GIVEN PROBLEM —
Which lines below fall between the one containing "Reproduce this chart with matplotlib." and the one containing "gal_xmax = 7"? Repeat them exactly, counting both of those lines, and add nothing else.

SUPPLIED MATERIAL —
------------------------
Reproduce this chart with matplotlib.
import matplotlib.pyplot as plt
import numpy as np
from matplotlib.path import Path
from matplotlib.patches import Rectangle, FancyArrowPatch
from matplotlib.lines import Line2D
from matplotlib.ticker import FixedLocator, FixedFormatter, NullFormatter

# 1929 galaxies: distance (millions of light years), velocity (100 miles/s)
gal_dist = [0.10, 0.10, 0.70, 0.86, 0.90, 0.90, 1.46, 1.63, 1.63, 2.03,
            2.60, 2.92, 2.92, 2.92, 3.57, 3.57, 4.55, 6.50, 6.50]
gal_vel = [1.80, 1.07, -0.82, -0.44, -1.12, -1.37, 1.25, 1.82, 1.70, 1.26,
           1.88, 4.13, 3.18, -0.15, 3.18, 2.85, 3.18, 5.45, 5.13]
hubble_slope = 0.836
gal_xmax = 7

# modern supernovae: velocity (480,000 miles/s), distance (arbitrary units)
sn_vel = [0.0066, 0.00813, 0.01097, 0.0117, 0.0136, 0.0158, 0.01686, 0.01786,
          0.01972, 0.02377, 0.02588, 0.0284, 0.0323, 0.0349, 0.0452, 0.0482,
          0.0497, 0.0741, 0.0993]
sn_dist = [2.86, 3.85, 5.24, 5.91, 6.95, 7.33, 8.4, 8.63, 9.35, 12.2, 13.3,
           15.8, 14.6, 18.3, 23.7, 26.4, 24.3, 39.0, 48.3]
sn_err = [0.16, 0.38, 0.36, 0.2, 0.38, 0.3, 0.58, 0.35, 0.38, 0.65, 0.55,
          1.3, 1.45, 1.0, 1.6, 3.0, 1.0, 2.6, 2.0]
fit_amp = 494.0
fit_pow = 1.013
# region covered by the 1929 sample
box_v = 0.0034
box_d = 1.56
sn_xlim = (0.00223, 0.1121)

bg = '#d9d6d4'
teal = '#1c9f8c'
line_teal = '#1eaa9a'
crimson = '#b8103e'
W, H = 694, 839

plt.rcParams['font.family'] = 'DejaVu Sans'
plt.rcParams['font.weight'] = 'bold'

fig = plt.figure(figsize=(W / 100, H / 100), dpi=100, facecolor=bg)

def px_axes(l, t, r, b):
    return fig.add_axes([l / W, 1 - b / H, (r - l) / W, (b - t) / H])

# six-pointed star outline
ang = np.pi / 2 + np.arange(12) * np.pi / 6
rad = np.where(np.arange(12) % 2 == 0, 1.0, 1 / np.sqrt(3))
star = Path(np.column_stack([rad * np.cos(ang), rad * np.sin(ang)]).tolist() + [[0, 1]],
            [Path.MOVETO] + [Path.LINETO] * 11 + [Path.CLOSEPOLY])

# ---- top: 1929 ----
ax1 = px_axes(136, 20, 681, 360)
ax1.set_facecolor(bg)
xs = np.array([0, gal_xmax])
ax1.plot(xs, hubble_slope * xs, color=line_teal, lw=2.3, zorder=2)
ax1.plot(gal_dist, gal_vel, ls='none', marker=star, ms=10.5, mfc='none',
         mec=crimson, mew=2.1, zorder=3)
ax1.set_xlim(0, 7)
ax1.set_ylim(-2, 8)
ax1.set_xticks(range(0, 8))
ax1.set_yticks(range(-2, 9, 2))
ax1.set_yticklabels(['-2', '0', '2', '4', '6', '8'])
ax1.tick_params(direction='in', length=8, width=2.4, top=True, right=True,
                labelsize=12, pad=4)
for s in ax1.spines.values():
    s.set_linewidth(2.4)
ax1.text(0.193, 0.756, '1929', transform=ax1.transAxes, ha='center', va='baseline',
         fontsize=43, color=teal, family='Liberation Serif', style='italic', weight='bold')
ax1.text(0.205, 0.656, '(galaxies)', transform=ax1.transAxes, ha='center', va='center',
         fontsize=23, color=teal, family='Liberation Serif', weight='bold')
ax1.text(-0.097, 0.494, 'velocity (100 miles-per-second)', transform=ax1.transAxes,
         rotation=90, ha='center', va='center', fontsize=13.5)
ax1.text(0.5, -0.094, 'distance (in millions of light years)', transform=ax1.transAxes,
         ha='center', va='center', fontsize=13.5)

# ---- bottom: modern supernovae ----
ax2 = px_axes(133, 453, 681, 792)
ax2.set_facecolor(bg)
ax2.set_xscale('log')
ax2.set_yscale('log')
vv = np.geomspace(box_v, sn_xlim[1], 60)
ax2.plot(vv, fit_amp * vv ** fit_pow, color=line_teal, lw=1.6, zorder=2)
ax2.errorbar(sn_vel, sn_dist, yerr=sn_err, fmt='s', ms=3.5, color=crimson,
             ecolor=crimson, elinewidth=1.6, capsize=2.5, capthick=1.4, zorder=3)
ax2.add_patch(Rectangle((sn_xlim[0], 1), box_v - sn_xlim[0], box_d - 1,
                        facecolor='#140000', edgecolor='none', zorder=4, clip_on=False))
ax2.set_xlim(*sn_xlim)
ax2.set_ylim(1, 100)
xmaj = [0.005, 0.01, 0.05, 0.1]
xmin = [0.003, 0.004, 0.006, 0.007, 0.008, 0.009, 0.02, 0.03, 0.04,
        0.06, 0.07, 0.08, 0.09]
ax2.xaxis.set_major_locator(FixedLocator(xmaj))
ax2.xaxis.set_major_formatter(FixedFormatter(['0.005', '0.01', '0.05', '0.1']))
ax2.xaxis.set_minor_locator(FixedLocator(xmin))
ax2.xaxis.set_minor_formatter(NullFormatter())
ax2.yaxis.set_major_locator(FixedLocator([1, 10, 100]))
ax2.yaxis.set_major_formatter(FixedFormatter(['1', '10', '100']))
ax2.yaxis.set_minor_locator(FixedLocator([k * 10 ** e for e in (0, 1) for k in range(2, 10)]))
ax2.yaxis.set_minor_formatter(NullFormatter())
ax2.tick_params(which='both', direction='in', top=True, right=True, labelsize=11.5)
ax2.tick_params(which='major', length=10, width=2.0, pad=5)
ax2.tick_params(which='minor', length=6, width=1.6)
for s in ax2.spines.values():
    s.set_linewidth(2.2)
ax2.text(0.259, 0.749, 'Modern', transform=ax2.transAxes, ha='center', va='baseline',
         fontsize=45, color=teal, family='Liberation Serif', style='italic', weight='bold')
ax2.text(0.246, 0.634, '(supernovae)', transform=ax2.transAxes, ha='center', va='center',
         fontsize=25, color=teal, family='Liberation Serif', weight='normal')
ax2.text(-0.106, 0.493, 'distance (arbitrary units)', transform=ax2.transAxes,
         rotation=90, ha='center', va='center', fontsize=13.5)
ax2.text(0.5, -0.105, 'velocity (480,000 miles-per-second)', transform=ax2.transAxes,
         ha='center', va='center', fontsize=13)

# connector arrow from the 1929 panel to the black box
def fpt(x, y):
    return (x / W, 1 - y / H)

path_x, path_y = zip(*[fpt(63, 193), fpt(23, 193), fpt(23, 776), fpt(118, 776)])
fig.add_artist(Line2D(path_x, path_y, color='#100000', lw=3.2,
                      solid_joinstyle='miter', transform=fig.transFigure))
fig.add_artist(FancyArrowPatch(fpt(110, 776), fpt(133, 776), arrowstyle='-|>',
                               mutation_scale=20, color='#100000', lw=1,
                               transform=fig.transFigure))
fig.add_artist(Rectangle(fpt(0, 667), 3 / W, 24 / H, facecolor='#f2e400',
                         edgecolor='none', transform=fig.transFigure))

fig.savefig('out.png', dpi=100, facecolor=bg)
------------------------
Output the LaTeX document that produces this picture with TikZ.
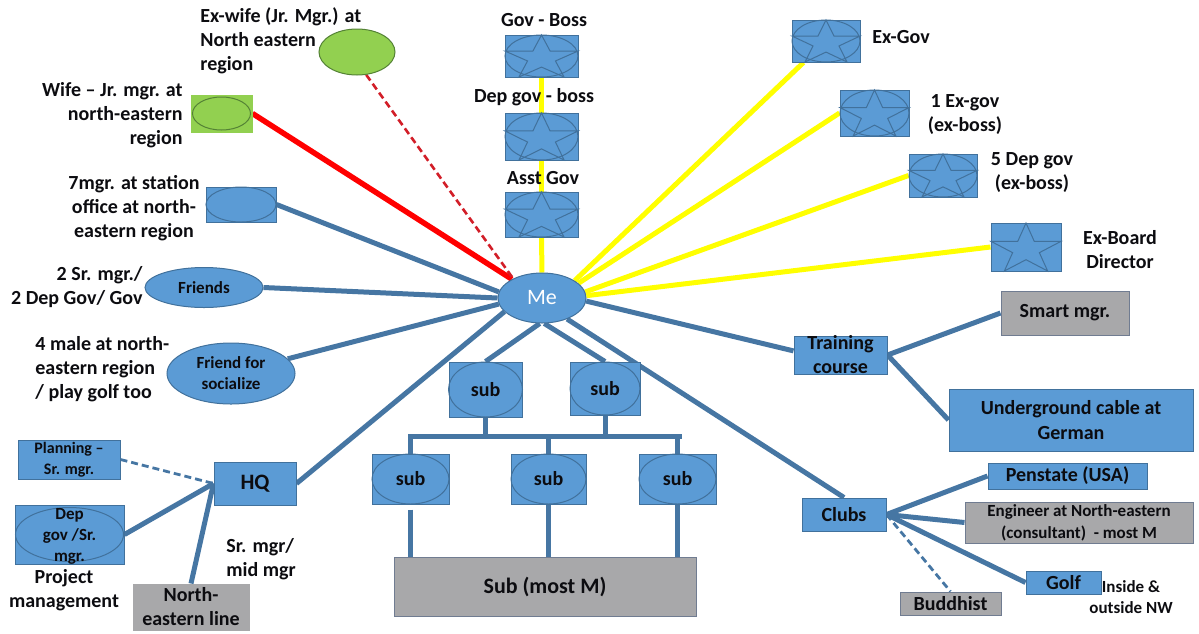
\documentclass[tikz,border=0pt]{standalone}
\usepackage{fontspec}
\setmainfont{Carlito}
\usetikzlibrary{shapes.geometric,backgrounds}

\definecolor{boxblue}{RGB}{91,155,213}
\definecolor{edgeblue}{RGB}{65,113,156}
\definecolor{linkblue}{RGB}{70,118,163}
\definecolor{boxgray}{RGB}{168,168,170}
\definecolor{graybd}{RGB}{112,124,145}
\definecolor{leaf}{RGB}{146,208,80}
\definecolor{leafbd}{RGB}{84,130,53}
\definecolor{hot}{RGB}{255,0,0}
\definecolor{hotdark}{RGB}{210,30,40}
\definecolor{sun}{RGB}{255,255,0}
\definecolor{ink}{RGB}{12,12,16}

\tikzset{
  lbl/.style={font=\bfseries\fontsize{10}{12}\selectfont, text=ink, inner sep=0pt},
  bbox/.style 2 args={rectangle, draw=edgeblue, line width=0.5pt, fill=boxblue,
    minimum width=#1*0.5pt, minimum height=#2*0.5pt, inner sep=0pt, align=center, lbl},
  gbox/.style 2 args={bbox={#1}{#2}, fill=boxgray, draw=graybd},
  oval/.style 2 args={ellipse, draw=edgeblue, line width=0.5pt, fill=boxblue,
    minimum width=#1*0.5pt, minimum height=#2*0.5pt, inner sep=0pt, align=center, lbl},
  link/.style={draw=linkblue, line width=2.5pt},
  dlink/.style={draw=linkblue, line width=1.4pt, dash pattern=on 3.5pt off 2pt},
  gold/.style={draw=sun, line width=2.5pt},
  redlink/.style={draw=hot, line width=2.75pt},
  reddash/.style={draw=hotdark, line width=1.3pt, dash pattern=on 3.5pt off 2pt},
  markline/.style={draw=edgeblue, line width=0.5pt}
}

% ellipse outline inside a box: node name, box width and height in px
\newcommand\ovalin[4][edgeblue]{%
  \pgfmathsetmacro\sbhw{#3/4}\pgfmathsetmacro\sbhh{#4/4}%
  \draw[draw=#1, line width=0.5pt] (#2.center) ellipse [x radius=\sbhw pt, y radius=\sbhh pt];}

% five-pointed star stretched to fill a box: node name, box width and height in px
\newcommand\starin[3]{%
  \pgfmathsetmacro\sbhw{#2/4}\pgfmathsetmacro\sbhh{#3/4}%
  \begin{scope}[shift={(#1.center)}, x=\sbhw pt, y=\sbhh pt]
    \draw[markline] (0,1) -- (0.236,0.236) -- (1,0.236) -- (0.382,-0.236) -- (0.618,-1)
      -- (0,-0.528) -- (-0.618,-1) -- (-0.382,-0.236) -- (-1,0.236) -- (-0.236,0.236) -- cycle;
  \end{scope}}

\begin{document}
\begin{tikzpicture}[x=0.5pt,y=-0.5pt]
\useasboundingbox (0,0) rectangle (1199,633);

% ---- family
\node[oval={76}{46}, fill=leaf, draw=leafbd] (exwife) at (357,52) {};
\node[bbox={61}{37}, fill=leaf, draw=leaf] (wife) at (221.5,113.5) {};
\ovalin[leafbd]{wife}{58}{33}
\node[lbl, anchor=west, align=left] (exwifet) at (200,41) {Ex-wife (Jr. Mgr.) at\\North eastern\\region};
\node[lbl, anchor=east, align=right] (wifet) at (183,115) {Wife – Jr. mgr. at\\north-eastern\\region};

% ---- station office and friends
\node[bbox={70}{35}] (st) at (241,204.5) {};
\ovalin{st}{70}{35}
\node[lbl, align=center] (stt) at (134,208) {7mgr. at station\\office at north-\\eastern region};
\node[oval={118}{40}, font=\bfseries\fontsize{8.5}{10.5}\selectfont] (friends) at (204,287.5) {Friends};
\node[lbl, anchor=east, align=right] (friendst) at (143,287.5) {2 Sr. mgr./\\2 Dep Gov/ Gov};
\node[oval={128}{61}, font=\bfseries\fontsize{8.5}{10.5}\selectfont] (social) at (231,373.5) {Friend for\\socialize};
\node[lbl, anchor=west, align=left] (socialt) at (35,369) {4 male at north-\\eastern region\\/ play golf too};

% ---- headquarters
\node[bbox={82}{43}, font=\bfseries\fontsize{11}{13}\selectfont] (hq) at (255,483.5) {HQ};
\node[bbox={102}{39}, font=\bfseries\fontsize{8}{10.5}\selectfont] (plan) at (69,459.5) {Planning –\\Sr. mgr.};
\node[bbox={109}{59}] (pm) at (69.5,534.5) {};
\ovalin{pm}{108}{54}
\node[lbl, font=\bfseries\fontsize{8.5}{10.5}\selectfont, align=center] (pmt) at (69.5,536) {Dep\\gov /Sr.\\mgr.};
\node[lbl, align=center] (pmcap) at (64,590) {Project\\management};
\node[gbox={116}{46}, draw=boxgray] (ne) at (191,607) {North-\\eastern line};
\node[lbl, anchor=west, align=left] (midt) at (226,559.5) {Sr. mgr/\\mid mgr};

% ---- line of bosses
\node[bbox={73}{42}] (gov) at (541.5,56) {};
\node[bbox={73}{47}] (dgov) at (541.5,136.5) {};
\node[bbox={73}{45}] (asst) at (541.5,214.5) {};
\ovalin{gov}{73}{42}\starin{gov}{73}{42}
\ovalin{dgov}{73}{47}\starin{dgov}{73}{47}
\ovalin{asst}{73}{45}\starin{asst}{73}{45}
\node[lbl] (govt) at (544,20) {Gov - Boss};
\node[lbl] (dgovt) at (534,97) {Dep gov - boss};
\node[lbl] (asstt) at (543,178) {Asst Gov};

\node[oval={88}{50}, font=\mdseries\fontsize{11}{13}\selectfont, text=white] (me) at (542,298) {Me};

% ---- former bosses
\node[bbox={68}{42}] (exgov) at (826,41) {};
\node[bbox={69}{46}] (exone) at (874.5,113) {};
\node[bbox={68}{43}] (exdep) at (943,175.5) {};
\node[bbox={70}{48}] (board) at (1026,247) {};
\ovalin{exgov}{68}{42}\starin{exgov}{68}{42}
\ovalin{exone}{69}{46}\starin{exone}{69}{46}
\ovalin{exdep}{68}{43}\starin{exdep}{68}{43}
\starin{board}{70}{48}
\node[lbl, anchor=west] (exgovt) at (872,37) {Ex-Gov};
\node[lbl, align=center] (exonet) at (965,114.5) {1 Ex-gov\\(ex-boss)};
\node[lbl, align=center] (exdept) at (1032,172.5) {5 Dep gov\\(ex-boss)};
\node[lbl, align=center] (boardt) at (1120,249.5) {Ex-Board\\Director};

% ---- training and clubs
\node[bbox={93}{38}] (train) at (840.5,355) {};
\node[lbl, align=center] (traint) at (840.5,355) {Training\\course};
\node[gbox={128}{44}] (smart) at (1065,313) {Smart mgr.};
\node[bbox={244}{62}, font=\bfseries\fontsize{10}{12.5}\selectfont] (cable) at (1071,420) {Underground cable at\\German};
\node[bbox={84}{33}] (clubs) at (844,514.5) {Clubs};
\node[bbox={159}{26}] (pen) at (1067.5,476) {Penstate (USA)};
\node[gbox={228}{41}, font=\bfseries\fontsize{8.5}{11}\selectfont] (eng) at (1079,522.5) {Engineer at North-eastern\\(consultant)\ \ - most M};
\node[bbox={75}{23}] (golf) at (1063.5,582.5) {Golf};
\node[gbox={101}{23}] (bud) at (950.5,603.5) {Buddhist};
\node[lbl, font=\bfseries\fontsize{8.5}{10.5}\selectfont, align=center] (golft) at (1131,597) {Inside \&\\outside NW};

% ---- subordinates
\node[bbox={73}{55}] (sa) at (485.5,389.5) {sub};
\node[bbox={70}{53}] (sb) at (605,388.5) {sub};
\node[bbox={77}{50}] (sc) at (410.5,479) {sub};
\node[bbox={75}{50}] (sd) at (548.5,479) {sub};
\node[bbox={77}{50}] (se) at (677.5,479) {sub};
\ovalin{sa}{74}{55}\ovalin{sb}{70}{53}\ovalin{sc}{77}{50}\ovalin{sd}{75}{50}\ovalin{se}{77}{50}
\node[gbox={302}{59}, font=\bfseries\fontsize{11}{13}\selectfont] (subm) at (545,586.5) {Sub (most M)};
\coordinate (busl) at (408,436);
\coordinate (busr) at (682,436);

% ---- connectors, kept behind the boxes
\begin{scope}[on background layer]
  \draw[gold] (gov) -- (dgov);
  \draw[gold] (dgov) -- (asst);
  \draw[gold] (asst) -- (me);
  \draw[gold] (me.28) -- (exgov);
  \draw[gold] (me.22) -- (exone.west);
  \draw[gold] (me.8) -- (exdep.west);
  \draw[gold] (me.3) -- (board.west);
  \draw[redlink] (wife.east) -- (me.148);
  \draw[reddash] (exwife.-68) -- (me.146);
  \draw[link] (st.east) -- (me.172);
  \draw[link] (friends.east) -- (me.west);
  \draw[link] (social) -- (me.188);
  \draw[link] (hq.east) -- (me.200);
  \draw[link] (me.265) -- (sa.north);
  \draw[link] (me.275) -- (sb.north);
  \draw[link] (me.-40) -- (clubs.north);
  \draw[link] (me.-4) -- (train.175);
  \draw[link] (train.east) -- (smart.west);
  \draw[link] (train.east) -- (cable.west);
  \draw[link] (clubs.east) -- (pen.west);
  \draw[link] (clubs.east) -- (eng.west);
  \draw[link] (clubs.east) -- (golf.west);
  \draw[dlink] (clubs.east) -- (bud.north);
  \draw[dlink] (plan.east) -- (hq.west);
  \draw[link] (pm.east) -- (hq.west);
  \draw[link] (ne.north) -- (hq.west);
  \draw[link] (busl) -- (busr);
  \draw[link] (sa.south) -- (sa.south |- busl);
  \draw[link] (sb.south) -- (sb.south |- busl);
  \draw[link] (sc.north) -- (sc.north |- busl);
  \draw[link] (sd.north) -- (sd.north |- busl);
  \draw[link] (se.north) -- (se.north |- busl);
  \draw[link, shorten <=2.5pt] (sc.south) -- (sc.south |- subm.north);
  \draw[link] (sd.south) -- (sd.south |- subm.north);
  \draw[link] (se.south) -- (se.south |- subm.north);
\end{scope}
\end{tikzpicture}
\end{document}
------------------------
COMPLETE ANSWER —
Reproduce this chart with matplotlib.
import matplotlib.pyplot as plt
import numpy as np
from matplotlib.path import Path
from matplotlib.patches import Rectangle, FancyArrowPatch
from matplotlib.lines import Line2D
from matplotlib.ticker import FixedLocator, FixedFormatter, NullFormatter

# 1929 galaxies: distance (millions of light years), velocity (100 miles/s)
gal_dist = [0.10, 0.10, 0.70, 0.86, 0.90, 0.90, 1.46, 1.63, 1.63, 2.03,
            2.60, 2.92, 2.92, 2.92, 3.57, 3.57, 4.55, 6.50, 6.50]
gal_vel = [1.80, 1.07, -0.82, -0.44, -1.12, -1.37, 1.25, 1.82, 1.70, 1.26,
           1.88, 4.13, 3.18, -0.15, 3.18, 2.85, 3.18, 5.45, 5.13]
hubble_slope = 0.836
gal_xmax = 7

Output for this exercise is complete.